- [OBJECTIVE] What are the lines from the one with "Rebuild this chart" through the one with "Sans Narrow, Liberation", inclusive? Output them exactly, and leave out the pictures.

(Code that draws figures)
********************

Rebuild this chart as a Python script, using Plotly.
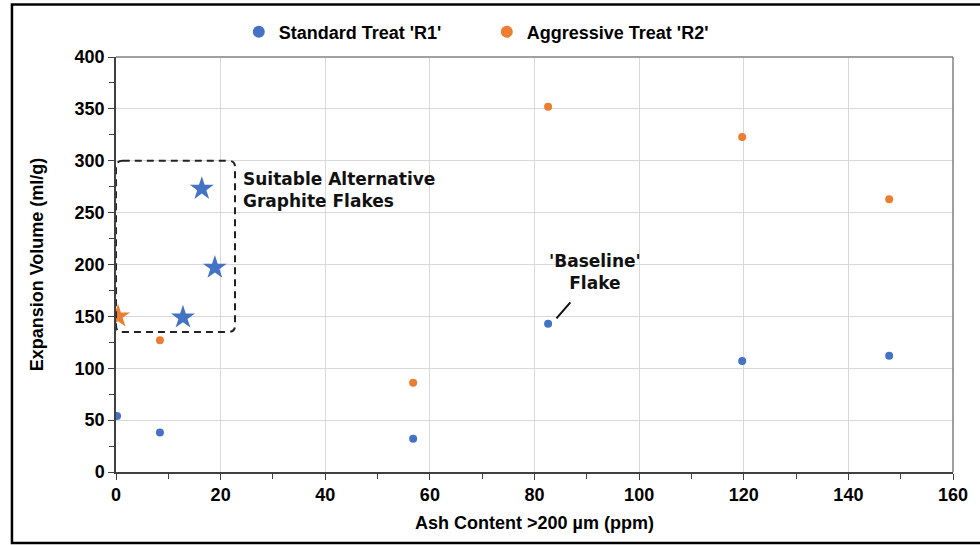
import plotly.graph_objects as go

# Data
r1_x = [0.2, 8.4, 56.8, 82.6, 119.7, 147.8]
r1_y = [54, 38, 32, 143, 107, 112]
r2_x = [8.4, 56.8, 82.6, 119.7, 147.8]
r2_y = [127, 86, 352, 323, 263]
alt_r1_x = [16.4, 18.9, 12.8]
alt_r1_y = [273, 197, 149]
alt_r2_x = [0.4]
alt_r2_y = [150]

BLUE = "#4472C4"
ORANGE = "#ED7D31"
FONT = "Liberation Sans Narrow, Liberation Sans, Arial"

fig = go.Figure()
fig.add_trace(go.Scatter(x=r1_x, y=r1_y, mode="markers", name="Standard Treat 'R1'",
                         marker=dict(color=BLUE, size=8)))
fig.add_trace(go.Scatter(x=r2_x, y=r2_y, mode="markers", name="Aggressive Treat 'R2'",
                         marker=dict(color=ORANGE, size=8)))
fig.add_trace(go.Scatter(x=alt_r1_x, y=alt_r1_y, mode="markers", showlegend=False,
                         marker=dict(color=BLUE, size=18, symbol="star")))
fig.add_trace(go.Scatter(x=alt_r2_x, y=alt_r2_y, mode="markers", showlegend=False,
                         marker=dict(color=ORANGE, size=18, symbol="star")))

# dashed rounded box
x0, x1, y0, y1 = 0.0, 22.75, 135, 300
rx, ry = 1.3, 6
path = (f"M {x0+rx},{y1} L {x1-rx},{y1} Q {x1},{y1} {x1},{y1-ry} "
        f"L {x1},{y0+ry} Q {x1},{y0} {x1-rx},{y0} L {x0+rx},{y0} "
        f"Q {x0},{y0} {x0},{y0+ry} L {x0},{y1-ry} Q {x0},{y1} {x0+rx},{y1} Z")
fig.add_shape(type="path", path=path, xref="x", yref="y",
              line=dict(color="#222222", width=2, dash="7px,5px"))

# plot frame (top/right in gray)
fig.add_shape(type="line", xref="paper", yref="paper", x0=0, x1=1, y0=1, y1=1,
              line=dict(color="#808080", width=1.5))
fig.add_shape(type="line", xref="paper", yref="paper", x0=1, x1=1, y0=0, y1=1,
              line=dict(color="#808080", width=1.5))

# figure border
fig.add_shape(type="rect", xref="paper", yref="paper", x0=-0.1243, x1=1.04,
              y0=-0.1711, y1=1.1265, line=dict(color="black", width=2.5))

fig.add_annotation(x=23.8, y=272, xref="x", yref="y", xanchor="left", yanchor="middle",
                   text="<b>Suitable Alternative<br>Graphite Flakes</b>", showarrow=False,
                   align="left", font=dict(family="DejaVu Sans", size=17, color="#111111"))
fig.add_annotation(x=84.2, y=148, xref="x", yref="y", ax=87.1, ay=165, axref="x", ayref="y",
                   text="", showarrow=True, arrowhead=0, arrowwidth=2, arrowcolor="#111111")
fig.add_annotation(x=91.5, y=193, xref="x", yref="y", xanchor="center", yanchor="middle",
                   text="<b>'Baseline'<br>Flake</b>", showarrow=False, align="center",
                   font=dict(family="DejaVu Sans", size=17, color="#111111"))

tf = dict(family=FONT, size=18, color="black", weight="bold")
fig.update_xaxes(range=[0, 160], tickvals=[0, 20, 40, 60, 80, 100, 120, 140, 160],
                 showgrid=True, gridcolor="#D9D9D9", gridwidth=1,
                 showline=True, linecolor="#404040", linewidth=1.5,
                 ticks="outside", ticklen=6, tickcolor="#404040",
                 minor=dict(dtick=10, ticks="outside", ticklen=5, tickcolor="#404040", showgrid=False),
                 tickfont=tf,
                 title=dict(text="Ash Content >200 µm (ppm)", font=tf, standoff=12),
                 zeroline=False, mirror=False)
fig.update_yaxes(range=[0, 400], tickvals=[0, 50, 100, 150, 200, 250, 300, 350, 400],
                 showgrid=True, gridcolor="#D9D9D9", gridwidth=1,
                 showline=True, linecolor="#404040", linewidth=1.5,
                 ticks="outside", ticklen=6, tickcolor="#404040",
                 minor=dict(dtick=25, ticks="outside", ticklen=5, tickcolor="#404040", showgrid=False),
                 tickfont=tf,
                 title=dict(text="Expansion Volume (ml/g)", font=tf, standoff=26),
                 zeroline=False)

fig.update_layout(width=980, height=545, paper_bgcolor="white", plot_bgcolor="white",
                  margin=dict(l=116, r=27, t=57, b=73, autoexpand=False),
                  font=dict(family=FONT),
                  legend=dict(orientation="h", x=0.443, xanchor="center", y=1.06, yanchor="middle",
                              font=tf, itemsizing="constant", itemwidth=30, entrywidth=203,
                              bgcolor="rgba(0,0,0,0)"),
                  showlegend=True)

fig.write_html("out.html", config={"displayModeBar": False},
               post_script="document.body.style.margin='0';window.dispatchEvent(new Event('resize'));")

********************

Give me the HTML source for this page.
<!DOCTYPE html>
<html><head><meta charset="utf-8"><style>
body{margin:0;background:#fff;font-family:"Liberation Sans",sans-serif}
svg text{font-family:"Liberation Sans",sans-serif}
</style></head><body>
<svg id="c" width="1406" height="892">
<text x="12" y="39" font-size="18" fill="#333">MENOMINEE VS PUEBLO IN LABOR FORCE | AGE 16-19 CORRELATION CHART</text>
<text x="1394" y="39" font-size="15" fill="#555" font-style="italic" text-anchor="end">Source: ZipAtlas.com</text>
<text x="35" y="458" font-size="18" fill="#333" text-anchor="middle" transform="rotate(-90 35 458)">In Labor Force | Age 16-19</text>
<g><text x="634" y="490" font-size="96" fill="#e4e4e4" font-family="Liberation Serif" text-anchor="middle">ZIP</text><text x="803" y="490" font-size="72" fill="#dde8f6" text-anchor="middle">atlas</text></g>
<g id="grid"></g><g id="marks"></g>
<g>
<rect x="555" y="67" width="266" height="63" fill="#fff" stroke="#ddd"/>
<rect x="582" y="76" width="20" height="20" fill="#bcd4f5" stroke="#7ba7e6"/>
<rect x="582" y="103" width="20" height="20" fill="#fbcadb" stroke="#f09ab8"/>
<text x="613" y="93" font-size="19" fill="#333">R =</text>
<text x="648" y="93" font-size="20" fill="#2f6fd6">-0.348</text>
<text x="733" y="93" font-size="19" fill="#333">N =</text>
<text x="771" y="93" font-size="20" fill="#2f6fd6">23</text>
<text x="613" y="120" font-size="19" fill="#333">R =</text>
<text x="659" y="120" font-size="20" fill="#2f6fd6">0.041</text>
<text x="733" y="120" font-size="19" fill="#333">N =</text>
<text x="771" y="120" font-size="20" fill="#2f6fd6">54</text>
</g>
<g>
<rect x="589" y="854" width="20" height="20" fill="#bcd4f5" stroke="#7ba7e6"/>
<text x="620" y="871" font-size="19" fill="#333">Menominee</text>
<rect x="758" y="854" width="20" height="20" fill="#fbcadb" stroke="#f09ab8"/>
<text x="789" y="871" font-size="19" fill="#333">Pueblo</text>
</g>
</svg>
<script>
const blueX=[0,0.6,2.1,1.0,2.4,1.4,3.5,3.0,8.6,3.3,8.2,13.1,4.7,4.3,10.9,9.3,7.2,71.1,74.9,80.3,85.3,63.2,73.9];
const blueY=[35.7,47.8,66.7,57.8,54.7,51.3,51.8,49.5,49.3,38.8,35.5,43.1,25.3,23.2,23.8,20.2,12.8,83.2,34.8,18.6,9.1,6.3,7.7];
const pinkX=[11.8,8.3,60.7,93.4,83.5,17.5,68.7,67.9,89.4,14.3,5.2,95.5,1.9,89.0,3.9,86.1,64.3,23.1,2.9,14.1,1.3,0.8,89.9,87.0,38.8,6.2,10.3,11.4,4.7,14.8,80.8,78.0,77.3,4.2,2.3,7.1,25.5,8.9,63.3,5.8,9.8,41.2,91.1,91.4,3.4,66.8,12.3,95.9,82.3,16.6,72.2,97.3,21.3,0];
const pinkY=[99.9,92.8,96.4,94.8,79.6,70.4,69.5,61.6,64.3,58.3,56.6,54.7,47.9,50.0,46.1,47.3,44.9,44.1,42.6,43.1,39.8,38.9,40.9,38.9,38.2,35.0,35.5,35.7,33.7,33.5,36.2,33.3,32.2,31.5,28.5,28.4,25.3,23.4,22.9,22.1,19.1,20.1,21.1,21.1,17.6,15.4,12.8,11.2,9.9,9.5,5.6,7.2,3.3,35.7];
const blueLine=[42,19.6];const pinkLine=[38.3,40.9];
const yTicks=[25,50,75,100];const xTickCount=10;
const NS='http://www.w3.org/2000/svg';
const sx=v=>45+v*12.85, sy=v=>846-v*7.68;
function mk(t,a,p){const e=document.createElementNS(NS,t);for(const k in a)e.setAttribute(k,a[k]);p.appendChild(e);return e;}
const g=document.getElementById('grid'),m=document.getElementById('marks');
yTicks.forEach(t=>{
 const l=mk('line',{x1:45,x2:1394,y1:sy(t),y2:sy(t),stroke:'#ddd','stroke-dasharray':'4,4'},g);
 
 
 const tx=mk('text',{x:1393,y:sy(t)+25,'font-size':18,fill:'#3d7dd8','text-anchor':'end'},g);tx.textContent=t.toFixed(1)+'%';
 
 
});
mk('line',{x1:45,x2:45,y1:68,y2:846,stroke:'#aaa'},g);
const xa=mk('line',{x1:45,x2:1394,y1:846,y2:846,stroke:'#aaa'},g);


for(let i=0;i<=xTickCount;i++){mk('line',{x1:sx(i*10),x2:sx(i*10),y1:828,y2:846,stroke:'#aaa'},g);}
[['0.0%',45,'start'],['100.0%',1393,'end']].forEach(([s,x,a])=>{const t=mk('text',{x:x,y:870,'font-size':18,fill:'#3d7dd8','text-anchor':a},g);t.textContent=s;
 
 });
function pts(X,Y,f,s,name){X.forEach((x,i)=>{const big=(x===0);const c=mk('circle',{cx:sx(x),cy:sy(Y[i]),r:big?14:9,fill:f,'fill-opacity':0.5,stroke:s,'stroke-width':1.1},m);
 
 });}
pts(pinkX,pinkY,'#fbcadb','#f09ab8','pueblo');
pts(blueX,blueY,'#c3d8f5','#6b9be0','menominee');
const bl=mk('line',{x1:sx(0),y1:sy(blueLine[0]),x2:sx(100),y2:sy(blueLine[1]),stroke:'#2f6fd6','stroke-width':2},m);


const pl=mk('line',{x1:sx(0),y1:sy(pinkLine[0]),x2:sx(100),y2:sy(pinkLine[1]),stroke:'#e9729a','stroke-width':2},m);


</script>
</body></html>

********************

- [OUTPUT]
Rebuild this chart as a Python script, using Plotly.
import plotly.graph_objects as go

# Data
r1_x = [0.2, 8.4, 56.8, 82.6, 119.7, 147.8]
r1_y = [54, 38, 32, 143, 107, 112]
r2_x = [8.4, 56.8, 82.6, 119.7, 147.8]
r2_y = [127, 86, 352, 323, 263]
alt_r1_x = [16.4, 18.9, 12.8]
alt_r1_y = [273, 197, 149]
alt_r2_x = [0.4]
alt_r2_y = [150]

BLUE = "#4472C4"
ORANGE = "#ED7D31"
FONT = "Liberation Sans Narrow, Liberation Sans, Arial"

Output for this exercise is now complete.